● THE EXERCISE
Would you write out the listing verbatim and skip every picture in it?

● SOURCE MATERIAL

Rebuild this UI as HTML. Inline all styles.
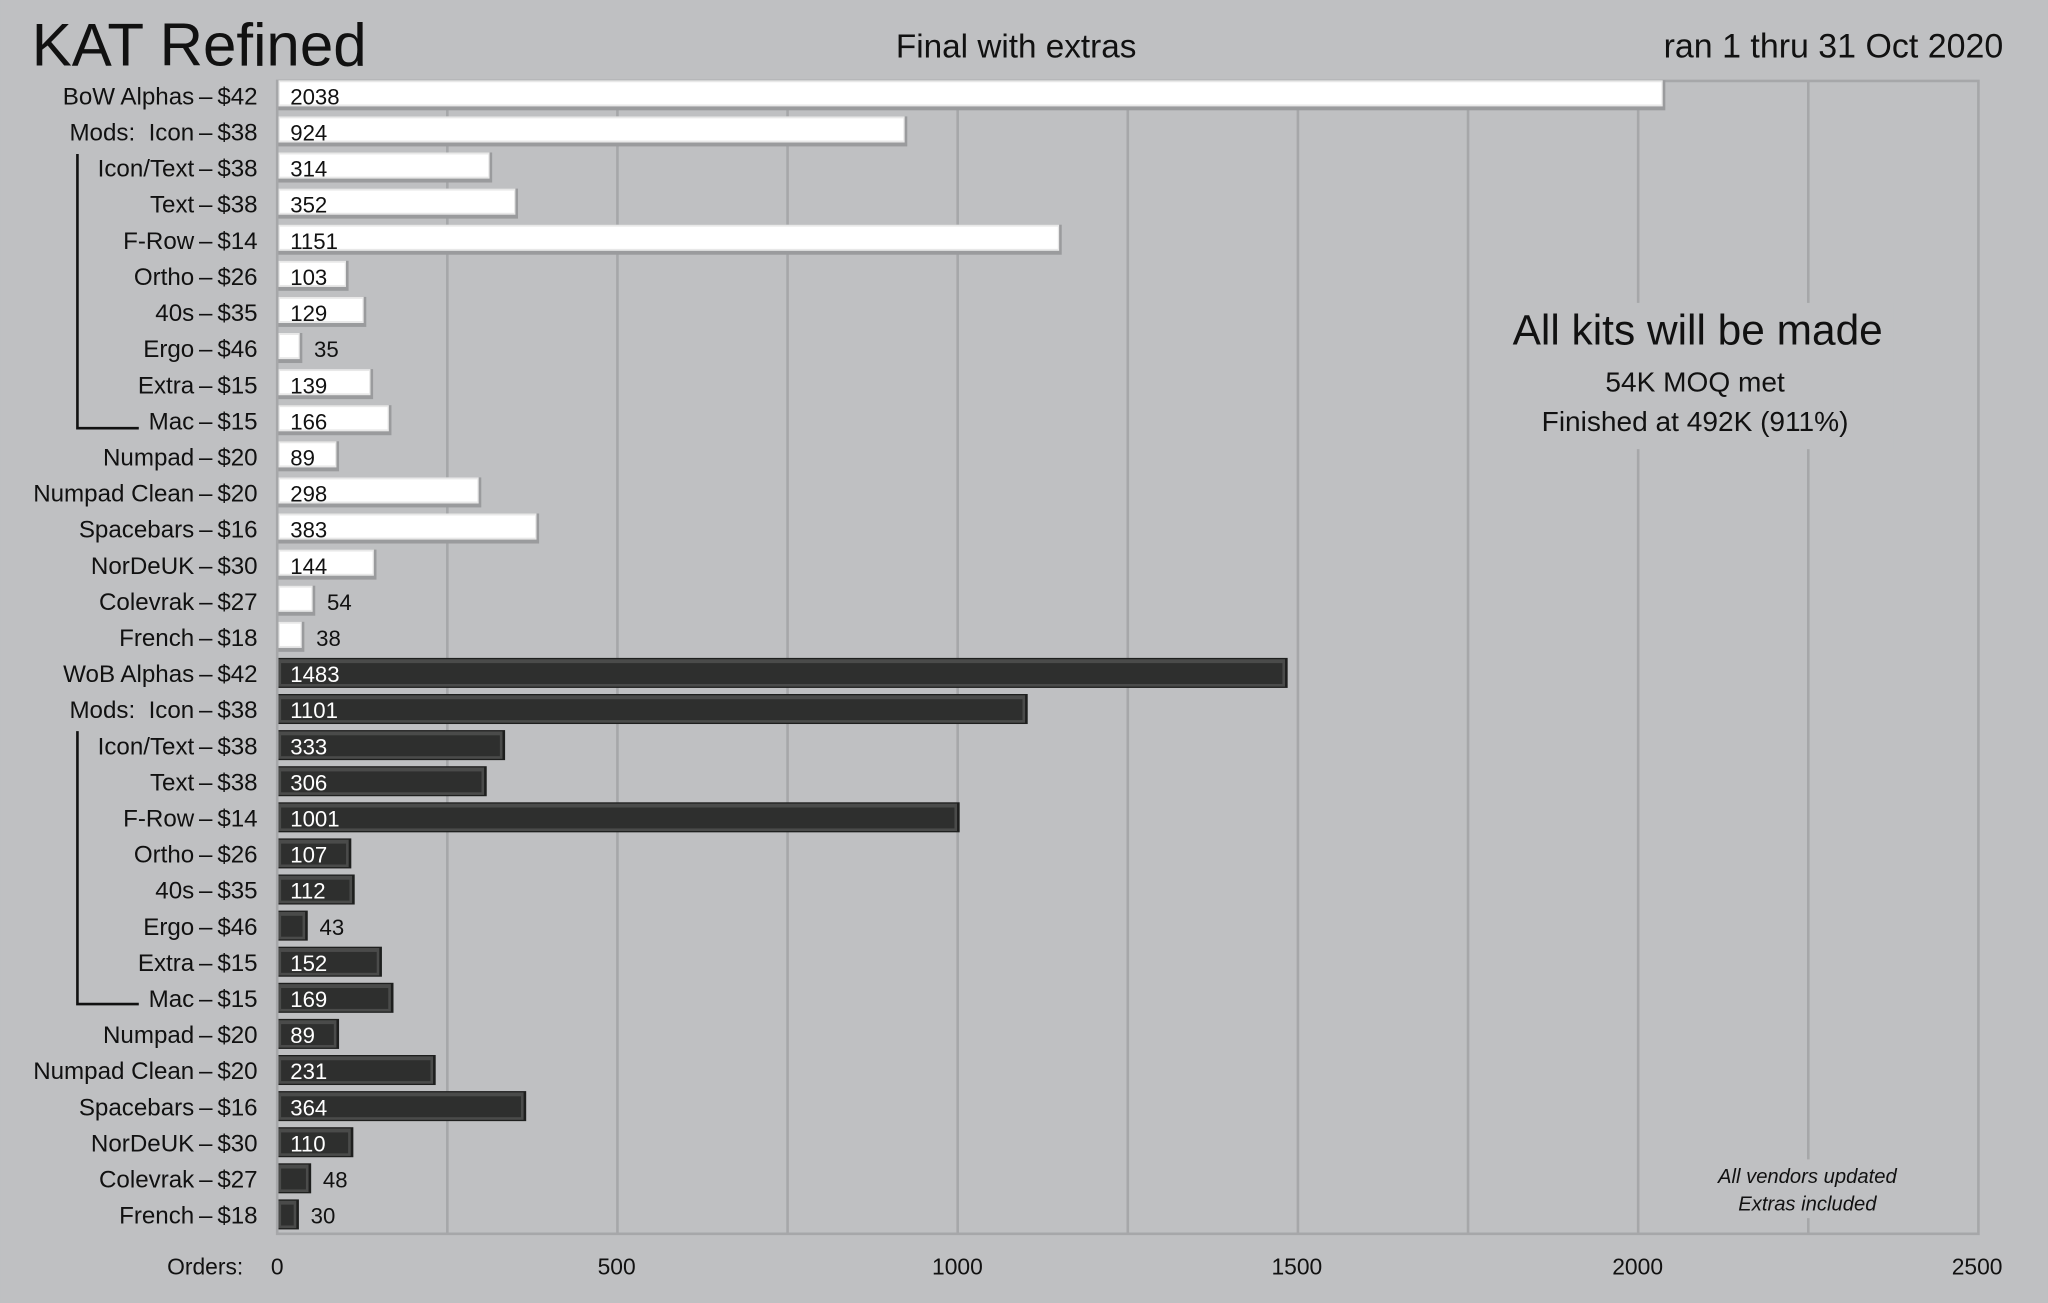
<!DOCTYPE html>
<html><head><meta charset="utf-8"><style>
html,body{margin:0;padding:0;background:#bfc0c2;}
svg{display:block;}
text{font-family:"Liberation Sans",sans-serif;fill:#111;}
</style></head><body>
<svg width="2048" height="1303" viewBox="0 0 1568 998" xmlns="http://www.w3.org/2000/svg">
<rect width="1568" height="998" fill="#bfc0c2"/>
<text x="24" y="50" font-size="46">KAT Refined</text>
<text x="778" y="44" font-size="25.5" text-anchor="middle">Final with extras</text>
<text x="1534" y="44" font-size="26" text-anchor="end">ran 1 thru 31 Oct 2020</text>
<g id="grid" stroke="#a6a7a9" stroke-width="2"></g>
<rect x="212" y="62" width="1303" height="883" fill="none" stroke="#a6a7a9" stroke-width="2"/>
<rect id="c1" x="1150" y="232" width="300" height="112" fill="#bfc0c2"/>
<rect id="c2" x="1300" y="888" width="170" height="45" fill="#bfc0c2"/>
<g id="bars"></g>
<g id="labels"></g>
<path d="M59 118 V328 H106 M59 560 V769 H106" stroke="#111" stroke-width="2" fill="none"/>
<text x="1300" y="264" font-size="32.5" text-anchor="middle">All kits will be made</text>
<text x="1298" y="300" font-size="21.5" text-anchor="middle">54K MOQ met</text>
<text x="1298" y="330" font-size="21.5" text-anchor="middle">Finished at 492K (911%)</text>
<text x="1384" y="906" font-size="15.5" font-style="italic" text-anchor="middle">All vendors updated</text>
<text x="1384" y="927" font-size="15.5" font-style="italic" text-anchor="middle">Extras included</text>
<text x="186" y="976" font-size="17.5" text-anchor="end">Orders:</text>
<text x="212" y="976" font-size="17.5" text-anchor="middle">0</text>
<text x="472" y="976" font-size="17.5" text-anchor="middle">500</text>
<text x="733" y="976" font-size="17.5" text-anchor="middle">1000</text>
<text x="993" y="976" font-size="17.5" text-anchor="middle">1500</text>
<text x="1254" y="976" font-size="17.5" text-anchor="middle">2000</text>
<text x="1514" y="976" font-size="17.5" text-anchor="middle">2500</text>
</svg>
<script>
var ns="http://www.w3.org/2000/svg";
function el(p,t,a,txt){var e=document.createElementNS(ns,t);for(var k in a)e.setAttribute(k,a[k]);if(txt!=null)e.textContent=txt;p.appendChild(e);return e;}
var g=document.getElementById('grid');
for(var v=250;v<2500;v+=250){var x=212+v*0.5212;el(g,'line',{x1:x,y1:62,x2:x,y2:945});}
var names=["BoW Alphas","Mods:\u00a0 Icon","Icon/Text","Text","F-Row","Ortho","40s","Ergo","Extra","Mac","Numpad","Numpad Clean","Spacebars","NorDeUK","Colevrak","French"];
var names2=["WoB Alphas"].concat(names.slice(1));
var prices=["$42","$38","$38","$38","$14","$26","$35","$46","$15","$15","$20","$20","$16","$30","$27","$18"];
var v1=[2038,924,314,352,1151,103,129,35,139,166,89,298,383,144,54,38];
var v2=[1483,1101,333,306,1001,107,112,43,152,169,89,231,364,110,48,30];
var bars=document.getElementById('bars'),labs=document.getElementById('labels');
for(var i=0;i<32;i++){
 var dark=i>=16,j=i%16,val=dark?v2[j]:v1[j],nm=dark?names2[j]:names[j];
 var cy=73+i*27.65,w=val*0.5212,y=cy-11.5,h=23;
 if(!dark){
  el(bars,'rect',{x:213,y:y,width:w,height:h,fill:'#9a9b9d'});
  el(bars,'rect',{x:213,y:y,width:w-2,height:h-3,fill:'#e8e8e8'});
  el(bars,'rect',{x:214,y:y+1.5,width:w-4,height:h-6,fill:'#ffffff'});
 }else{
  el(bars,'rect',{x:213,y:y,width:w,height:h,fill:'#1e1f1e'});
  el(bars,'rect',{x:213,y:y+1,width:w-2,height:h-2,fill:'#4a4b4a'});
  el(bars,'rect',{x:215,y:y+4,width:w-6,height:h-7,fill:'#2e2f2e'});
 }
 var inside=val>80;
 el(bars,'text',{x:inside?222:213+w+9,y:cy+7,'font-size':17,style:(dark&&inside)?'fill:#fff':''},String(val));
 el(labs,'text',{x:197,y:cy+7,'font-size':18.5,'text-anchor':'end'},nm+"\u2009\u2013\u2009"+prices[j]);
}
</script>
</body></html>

● SOLUTION TO THIS PROBLEM
Rebuild this UI as HTML. Inline all styles.
<!DOCTYPE html>
<html><head><meta charset="utf-8"><style>
html,body{margin:0;padding:0;background:#bfc0c2;}
svg{display:block;}
text{font-family:"Liberation Sans",sans-serif;fill:#111;}
</style></head><body>
<svg width="2048" height="1303" viewBox="0 0 1568 998" xmlns="http://www.w3.org/2000/svg">
<rect width="1568" height="998" fill="#bfc0c2"/>
<text x="24" y="50" font-size="46">KAT Refined</text>
<text x="778" y="44" font-size="25.5" text-anchor="middle">Final with extras</text>
<text x="1534" y="44" font-size="26" text-anchor="end">ran 1 thru 31 Oct 2020</text>
<g id="grid" stroke="#a6a7a9" stroke-width="2"></g>
<rect x="212" y="62" width="1303" height="883" fill="none" stroke="#a6a7a9" stroke-width="2"/>
<rect id="c1" x="1150" y="232" width="300" height="112" fill="#bfc0c2"/>
<rect id="c2" x="1300" y="888" width="170" height="45" fill="#bfc0c2"/>
<g id="bars"></g>
<g id="labels"></g>
<path d="M59 118 V328 H106 M59 560 V769 H106" stroke="#111" stroke-width="2" fill="none"/>
<text x="1300" y="264" font-size="32.5" text-anchor="middle">All kits will be made</text>
<text x="1298" y="300" font-size="21.5" text-anchor="middle">54K MOQ met</text>
<text x="1298" y="330" font-size="21.5" text-anchor="middle">Finished at 492K (911%)</text>
<text x="1384" y="906" font-size="15.5" font-style="italic" text-anchor="middle">All vendors updated</text>
<text x="1384" y="927" font-size="15.5" font-style="italic" text-anchor="middle">Extras included</text>
<text x="186" y="976" font-size="17.5" text-anchor="end">Orders:</text>
<text x="212" y="976" font-size="17.5" text-anchor="middle">0</text>
<text x="472" y="976" font-size="17.5" text-anchor="middle">500</text>
<text x="733" y="976" font-size="17.5" text-anchor="middle">1000</text>
<text x="993" y="976" font-size="17.5" text-anchor="middle">1500</text>
<text x="1254" y="976" font-size="17.5" text-anchor="middle">2000</text>
<text x="1514" y="976" font-size="17.5" text-anchor="middle">2500</text>
</svg>
<script>
var ns="http://www.w3.org/2000/svg";
function el(p,t,a,txt){var e=document.createElementNS(ns,t);for(var k in a)e.setAttribute(k,a[k]);if(txt!=null)e.textContent=txt;p.appendChild(e);return e;}
var g=document.getElementById('grid');
for(var v=250;v<2500;v+=250){var x=212+v*0.5212;el(g,'line',{x1:x,y1:62,x2:x,y2:945});}
var names=["BoW Alphas","Mods:\u00a0 Icon","Icon/Text","Text","F-Row","Ortho","40s","Ergo","Extra","Mac","Numpad","Numpad Clean","Spacebars","NorDeUK","Colevrak","French"];
var names2=["WoB Alphas"].concat(names.slice(1));
var prices=["$42","$38","$38","$38","$14","$26","$35","$46","$15","$15","$20","$20","$16","$30","$27","$18"];
var v1=[2038,924,314,352,1151,103,129,35,139,166,89,298,383,144,54,38];
var v2=[1483,1101,333,306,1001,107,112,43,152,169,89,231,364,110,48,30];
var bars=document.getElementById('bars'),labs=document.getElementById('labels');
for(var i=0;i<32;i++){
 var dark=i>=16,j=i%16,val=dark?v2[j]:v1[j],nm=dark?names2[j]:names[j];
 var cy=73+i*27.65,w=val*0.5212,y=cy-11.5,h=23;
 if(!dark){
  el(bars,'rect',{x:213,y:y,width:w,height:h,fill:'#9a9b9d'});
  el(bars,'rect',{x:213,y:y,width:w-2,height:h-3,fill:'#e8e8e8'});
  el(bars,'rect',{x:214,y:y+1.5,width:w-4,height:h-6,fill:'#ffffff'});
 }else{
  el(bars,'rect',{x:213,y:y,width:w,height:h,fill:'#1e1f1e'});
  el(bars,'rect',{x:213,y:y+1,width:w-2,height:h-2,fill:'#4a4b4a'});
  el(bars,'rect',{x:215,y:y+4,width:w-6,height:h-7,fill:'#2e2f2e'});
 }
 var inside=val>80;
 el(bars,'text',{x:inside?222:213+w+9,y:cy+7,'font-size':17,style:(dark&&inside)?'fill:#fff':''},String(val));
 el(labs,'text',{x:197,y:cy+7,'font-size':18.5,'text-anchor':'end'},nm+"\u2009\u2013\u2009"+prices[j]);
}
</script>
</body></html>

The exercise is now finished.